The pipe inspection process exemplifies how pipe owners are becoming more aware of the importance of asset management, says Rahaim. “Owners are beginning to develop plans to manage underground assets,” he points out. “The first and most important thing is to determine the priority for inspecting pipelines. The priorities can be based upon areas of importance as far as environmental impact, commercial impacts, or any other criteria. Once those are identified as priority areas to investigate, then the owner determines what needs to be done in the way of inspection.”
The simplest method of inspection is to contract with someone to run a CCTV camera through the line for visual inspection, notes Rahaim. “The CCTV industry has gotten extremely sophisticated with cameras that have much greater resolution, can fit into smaller spaces, and can navigate even the roughest of pipes,” he says. “That’s the first step to determine the pipe condition.”
Once the pipe condition is assessed, then the pipe owner needs to weigh the amount of deterioration of the pipe, says Rahaim, adding that the most common method is evaluating based upon risk criteria.
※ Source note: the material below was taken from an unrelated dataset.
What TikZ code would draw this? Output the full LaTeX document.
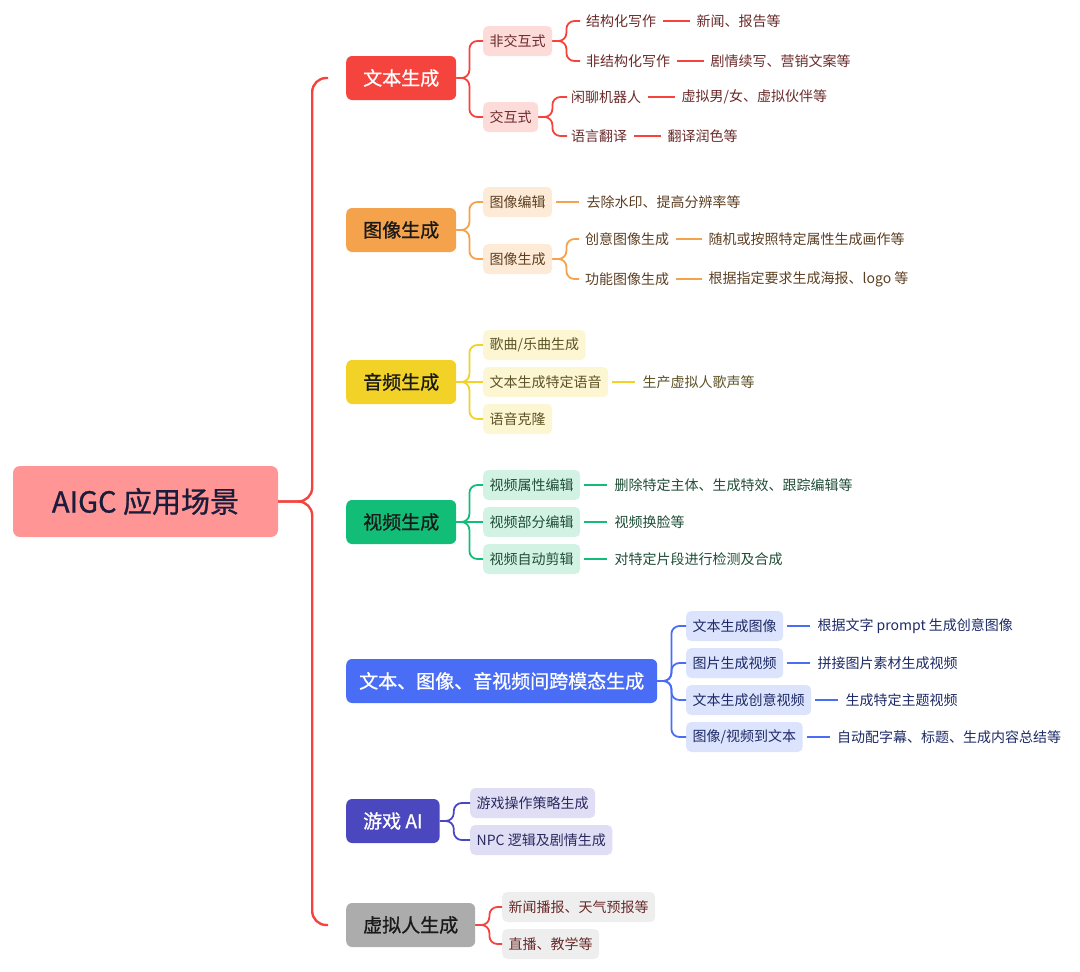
\documentclass[tikz,border=0pt]{standalone}
\usepackage{fontspec}
\setmainfont{Noto Sans CJK SC}
\newfontfamily\heavyfont{Noto Sans CJK SC}[FakeBold=0.9]
\usetikzlibrary{positioning}

% branch colours
\definecolor{rootpink}{HTML}{FF9595}
\definecolor{roottext}{HTML}{1A1C3C}
\definecolor{wbred}{HTML}{F4443D}
\definecolor{wbpink}{HTML}{FDDBD9}
\definecolor{wbtext}{HTML}{6B2A2A}
\definecolor{txorange}{HTML}{F5A24C}
\definecolor{txpeach}{HTML}{FDEBD8}
\definecolor{txtext}{HTML}{5C3F22}
\definecolor{ypyellow}{HTML}{F2D227}
\definecolor{ypcream}{HTML}{FDF6D2}
\definecolor{yptext}{HTML}{5C5226}
\definecolor{spgreen}{HTML}{12BE77}
\definecolor{spmint}{HTML}{D2F2E4}
\definecolor{sptext}{HTML}{1F4D37}
\definecolor{kmblue}{HTML}{4A6DF6}
\definecolor{kmpale}{HTML}{DCE3FC}
\definecolor{kmtext}{HTML}{1D2A66}
\definecolor{yxindigo}{HTML}{4B47BE}
\definecolor{yxlav}{HTML}{E0DEF5}
\definecolor{yxtext}{HTML}{2A295E}
\definecolor{xngray}{HTML}{ACACAC}
\definecolor{xnlight}{HTML}{EEEEEE}
\definecolor{darkink}{HTML}{1A1A1A}

\tikzset{
  root/.style={fill=rootpink, text=roottext, rounded corners=7pt, minimum width=265pt,
    minimum height=71pt, font=\heavyfont\fontsize{29}{34}\selectfont},
  topic/.style={anchor=west, rounded corners=6pt, minimum height=44pt, inner xsep=17pt,
    inner ysep=0pt, font=\heavyfont\fontsize{19}{22}\selectfont},
  sub/.style={anchor=west, rounded corners=5pt, minimum height=30pt, inner xsep=6.5pt,
    inner ysep=0pt, font=\fontsize{14}{16}\selectfont},
  leaf/.style={anchor=west, inner sep=0pt, font=\fontsize{14}{16}\selectfont},
  trunk/.style={draw=wbred, line width=2.4pt, rounded corners=14pt, shorten >=18pt},
  link/.style={line width=1.8pt, rounded corners=8pt},
  keytie/.style={line width=1.8pt, shorten <=7pt, shorten >=6pt},
  boxtie/.style={line width=1.8pt, shorten <=4pt, shorten >=7pt}
}

\begin{document}
\begin{tikzpicture}[x=1pt, y=-1pt]
  \useasboundingbox (0,0) rectangle (1080,972);
  % root and first level
  \node[root] (aigc) at (145.5,501.5) {AIGC 应用场景};
  \node[topic, fill=wbred, text=white] (wb) at (346,78) {文本生成};
  \node[topic, fill=txorange, text=darkink] (tx) at (346,230) {图像生成};
  \node[topic, fill=ypyellow, text=darkink] (yp) at (346,382) {音频生成};
  \node[topic, fill=spgreen, text=darkink] (sp) at (346,522) {视频生成};
  \node[topic, fill=kmblue, text=white, inner xsep=13pt] (km) at (346,681) {文本、图像、音视频间跨模态生成};
  \node[topic, fill=yxindigo, text=white] (yx) at (346,821) {游戏 AI};
  \node[topic, fill=xngray, text=darkink] (xn) at (346,925) {虚拟人生成};
  % the brace from the root
  \draw[trunk] (aigc.east) -- ++(34,0) |- (wb.west);
  \draw[trunk] (aigc.east) -- ++(34,0) |- (xn.west);

  % text generation
  \begin{scope}[link/.append style={draw=wbred}, keytie/.append style={draw=wbred},
      sub/.append style={fill=wbpink, text=wbtext}, leaf/.append style={text=wbtext}]
    \node[sub] (wb1) at (483,41) {非交互式};
    \node[sub] (wb2) at (483,117) {交互式};
    \node[leaf] (wb11) at (586,21) {结构化写作};
    \node[leaf, right=40pt of wb11] (wb11v) {新闻、报告等};
    \node[leaf] (wb12) at (586,61) {非结构化写作};
    \node[leaf, right=40pt of wb12] (wb12v) {剧情续写、营销文案等};
    \node[leaf] (wb21) at (571,97) {闲聊机器人};
    \node[leaf, right=40pt of wb21] (wb21v) {虚拟男/女、虚拟伙伴等};
    \node[leaf] (wb22) at (571,136) {语言翻译};
    \node[leaf, right=40pt of wb22] (wb22v) {翻译润色等};
    \draw[link] (wb.east) -- ++(13,0) |- (wb1.west);
    \draw[link] (wb.east) -- ++(13,0) |- (wb2.west);
    \draw[link, shorten >=6pt] (wb1.east) -- ++(14,0) |- (wb11.west);
    \draw[link, shorten >=6pt] (wb1.east) -- ++(14,0) |- (wb12.west);
    \draw[link, shorten >=4pt] (wb2.east) -- ++(14,0) |- (wb21.west);
    \draw[link, shorten >=4pt] (wb2.east) -- ++(14,0) |- (wb22.west);
    \draw[keytie] (wb11.east) -- (wb11v.west);
    \draw[keytie] (wb12.east) -- (wb12v.west);
    \draw[keytie] (wb21.east) -- (wb21v.west);
    \draw[keytie] (wb22.east) -- (wb22v.west);
  \end{scope}

  % image generation
  \begin{scope}[link/.append style={draw=txorange}, keytie/.append style={draw=txorange},
      boxtie/.append style={draw=txorange},
      sub/.append style={fill=txpeach, text=txtext}, leaf/.append style={text=txtext}]
    \node[sub] (tx1) at (483,202) {图像编辑};
    \node[leaf, right=34pt of tx1] (tx1v) {去除水印、提高分辨率等};
    \node[sub] (tx2) at (483,259) {图像生成};
    \node[leaf] (tx21) at (585,239) {创意图像生成};
    \node[leaf, right=39pt of tx21] (tx21v) {随机或按照特定属性生成画作等};
    \node[leaf] (tx22) at (585,279) {功能图像生成};
    \node[leaf, right=39pt of tx22] (tx22v) {根据指定要求生成海报、logo 等};
    \draw[link] (tx.east) -- ++(13,0) |- (tx1.west);
    \draw[link] (tx.east) -- ++(13,0) |- (tx2.west);
    \draw[link, shorten >=6pt] (tx2.east) -- ++(14,0) |- (tx21.west);
    \draw[link, shorten >=6pt] (tx2.east) -- ++(14,0) |- (tx22.west);
    \draw[boxtie] (tx1.east) -- (tx1v.west);
    \draw[keytie] (tx21.east) -- (tx21v.west);
    \draw[keytie] (tx22.east) -- (tx22v.west);
  \end{scope}

  % audio generation
  \begin{scope}[link/.append style={draw=ypyellow}, boxtie/.append style={draw=ypyellow},
      sub/.append style={fill=ypcream, text=yptext}, leaf/.append style={text=yptext}]
    \node[sub] (yp1) at (483,345) {歌曲/乐曲生成};
    \node[sub] (yp2) at (483,382) {文本生成特定语音};
    \node[leaf, right=34pt of yp2] (yp2v) {生产虚拟人歌声等};
    \node[sub] (yp3) at (483,419) {语音克隆};
    \draw[link] (yp.east) -- ++(13,0) |- (yp1.west);
    \draw[link] (yp.east) -- (yp2.west);
    \draw[link] (yp.east) -- ++(13,0) |- (yp3.west);
    \draw[boxtie] (yp2.east) -- (yp2v.west);
  \end{scope}

  % video generation
  \begin{scope}[link/.append style={draw=spgreen}, boxtie/.append style={draw=spgreen},
      sub/.append style={fill=spmint, text=sptext}, leaf/.append style={text=sptext}]
    \node[sub] (sp1) at (483,485) {视频属性编辑};
    \node[leaf, right=34pt of sp1] (sp1v) {删除特定主体、生成特效、跟踪编辑等};
    \node[sub] (sp2) at (483,522) {视频部分编辑};
    \node[leaf, right=34pt of sp2] (sp2v) {视频换脸等};
    \node[sub] (sp3) at (483,559) {视频自动剪辑};
    \node[leaf, right=34pt of sp3] (sp3v) {对特定片段进行检测及合成};
    \draw[link] (sp.east) -- ++(13,0) |- (sp1.west);
    \draw[link] (sp.east) -- (sp2.west);
    \draw[link] (sp.east) -- ++(13,0) |- (sp3.west);
    \foreach \i in {1,2,3}
      \draw[boxtie] (sp\i.east) -- (sp\i v.west);
  \end{scope}

  % cross-modal generation
  \begin{scope}[link/.append style={draw=kmblue}, boxtie/.append style={draw=kmblue},
      sub/.append style={fill=kmpale, text=kmtext}, leaf/.append style={text=kmtext}]
    \node[sub] (km1) at (686,626) {文本生成图像};
    \node[leaf, right=34pt of km1] (km1v) {根据文字 prompt 生成创意图像};
    \node[sub] (km2) at (686,663) {图片生成视频};
    \node[leaf, right=34pt of km2] (km2v) {拼接图片素材生成视频};
    \node[sub] (km3) at (686,700) {文本生成创意视频};
    \node[leaf, right=34pt of km3] (km3v) {生成特定主题视频};
    \node[sub] (km4) at (686,737) {图像/视频到文本};
    \node[leaf, right=34pt of km4] (km4v) {自动配字幕、标题、生成内容总结等};
    \foreach \i in {1,...,4}{
      \draw[link] (km.east) -- ++(14,0) |- (km\i.west);
      \draw[boxtie] (km\i.east) -- (km\i v.west);
    }
  \end{scope}

  % game AI
  \begin{scope}[link/.append style={draw=yxindigo},
      sub/.append style={fill=yxlav, text=yxtext}]
    \node[sub] (yx1) at (470,803) {游戏操作策略生成};
    \node[sub] (yx2) at (470,840) {NPC 逻辑及剧情生成};
    \draw[link] (yx.east) -- ++(14,0) |- (yx1.west);
    \draw[link] (yx.east) -- ++(14,0) |- (yx2.west);
  \end{scope}

  % virtual humans
  \begin{scope}[link/.append style={draw=wbred},
      sub/.append style={fill=xnlight, text=wbtext}]
    \node[sub] (xn1) at (502,907) {新闻播报、天气预报等};
    \node[sub] (xn2) at (502,944) {直播、教学等};
    \draw[link] (xn.east) -- ++(14,0) |- (xn1.west);
    \draw[link] (xn.east) -- ++(14,0) |- (xn2.west);
  \end{scope}
\end{tikzpicture}
\end{document}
The National Association of Sewer Service Companies offers the Pipeline Assessment Certification Program, a defined method for rating pipelines and the degree of deterioration of those pipelines by location as well as identifying the type of deterioration, he says. “Those rating systems are significantly valuable to owners, because it tends to give the owner and the engineering company an idea as to what kind of conditions the pipe is in and whether it is in imminent need of repair or can be placed on a list to be repaired later,” he adds.
Speaking to the importance of municipalities paying now for a condition assessment or more down the road for unanticipated pipe failure, Salazar points out how one Colorado municipality is being challenged with sinkholes, infrastructure problems, and frequent road collapses. “It does cost more money upfront to get that condition assessment and inspect it right, but it’s more costly for them to send crews out there, remove and replace all of that with concrete pipe, put back the road, put back the landscaping, and do it in an emergency fashion,” he says. “If you do a proactive program through a condition assessment, you assess all of the conditions of the conduits within your city, and then you put a program together to address the deficiencies. At the end of the day, it’s a cost savings, and they’re not having to do emergency fixes on the infrastructure, or just waiting for it to fail.”